Essa segunda parte da epopeia sobre uma mulher ninfomaníaca, ou seja, viciada em sexo, não foge muito das características já vistas no filme anterior, até porque é uma continuação direta, e segue a mesma cartilha do didatismo, popularização e é tão provocativo quanto. E claro, encerra o filme com louvor, tudo, todas as intenções de Lars Von Trier, se encaixam finalmente. Até porque, nesse projeto, os dois filmes devem ser vistos como um só: foram concebidos pra apreciação das 4/5/6h, de forma ininterrupta, o que infelizmente, se tornou inviável nos cinemas.
Não há muito o que acrescentar acerca das associações feitas por Joe e Seligman, pois, também assim como o primeiro, Von Trier exemplifica tudo o que quer fazer, nos mínimos detalhes, por saber que está atingindo um público amplo, e dando pouco espaço para a interpretação, de fato. Mesmo quando vai falar, por exemplo, de uma visão de Joe na infância, ou da divisão da Igreja ocidental e oriental, até porque o filme continua tematizando seus capítulos para que, assim, possa falar sobre diversos assuntos, e não apenas 'sexualidade'. Porém, evidentemente por ser o final da história, existe um espaço maior para quem está assistindo dar sua própria definição sobre o que significa uma referência ou outra, mantidas em aberto. Entretanto, também existe muito espaço pra, mais do que nunca, Lars falar através de seus personagens: convicções, opiniões, e até um certo pedido de desculpas implícito às acusações de misoginia que recebeu há alguns anos, em Anticristo; Joe é totalmente oposta à Mulher, protagonista do outro filme do diretor, e é, numa analise bem superficial, isenta de culpa, e por ser mulher, até redimida pelo roteiro em alguns momentos - como no diálogo que encerra a história, no fim do capítulo 8.

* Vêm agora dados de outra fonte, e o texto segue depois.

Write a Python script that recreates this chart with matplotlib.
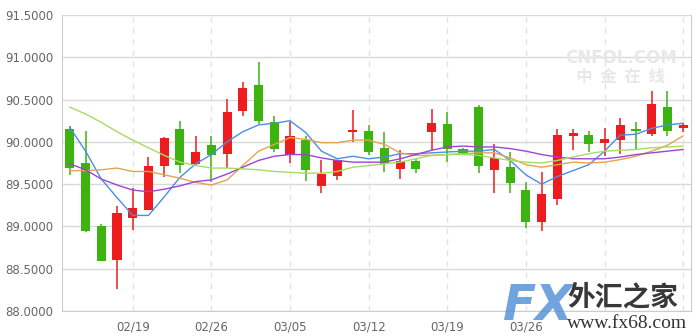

Existem sequências memoráveis nessa parte derradeira, todas elas relacionadas ao magnífico estudo de personagem que é esse filme. K, por exemplo, é misterioso, e impossível de se compreender. E P soma muito à história. O que dizer da cena da 'cobrança' de Joe em que ela desnuda o homem, que, até então, não conhecia seu próprio desejo sexual. Aliás, a interpretação própria da personagem sobre alguém que, como ela, nasce com um desejo sexual proibido, é de uma sagacidade brilhante. Interessante notar que o olhar do diretor sobre o sexo, agora até mais do que antes, nunca é sensual, é tudo sempre filmado com a intenção de ser algo quase clínico, ainda mais quando dá closes contínuos nas genitais. Desagradável, e com intenção de ser. Afinal, não à toa Von Trier fez seu nome sendo um dos grandes provocadores do nosso tempo.
Então, depois de tantos pensamentos ou explanações difíceis de assimilar numa tacada só, chegamos num final completamente inesperado, irônico e sarcástico. E o roteiro, corajosíssimo, tira um sarro de toda a trajetória da personagem madrugada afora desde que foi encontrada na rua, machucada. Fazendo uso da interpretação metafórica, de que a cena é fruto de um sonho gerado na mente perturbada e subversiva de Joe, ou analisando a cena final da forma literal, como foi apresentada, em qualquer forma, é inevitável negar a intenção daquele momento, que não passa de uma característica tão presente na filmografia de Lars Von Trier: instigar o espectador, criar um enigma, tomar as rédeas por completo do filme e dizer: 'eu posso fazer o que eu bem entender', mesmo que isso seja negar o que acabou de ser dito alguns instantes atrás. É a cena em que é possível reconhecer o bom e velho Lars, que já fez diversas obras-primas. E aqui, entregou mais um grande filme.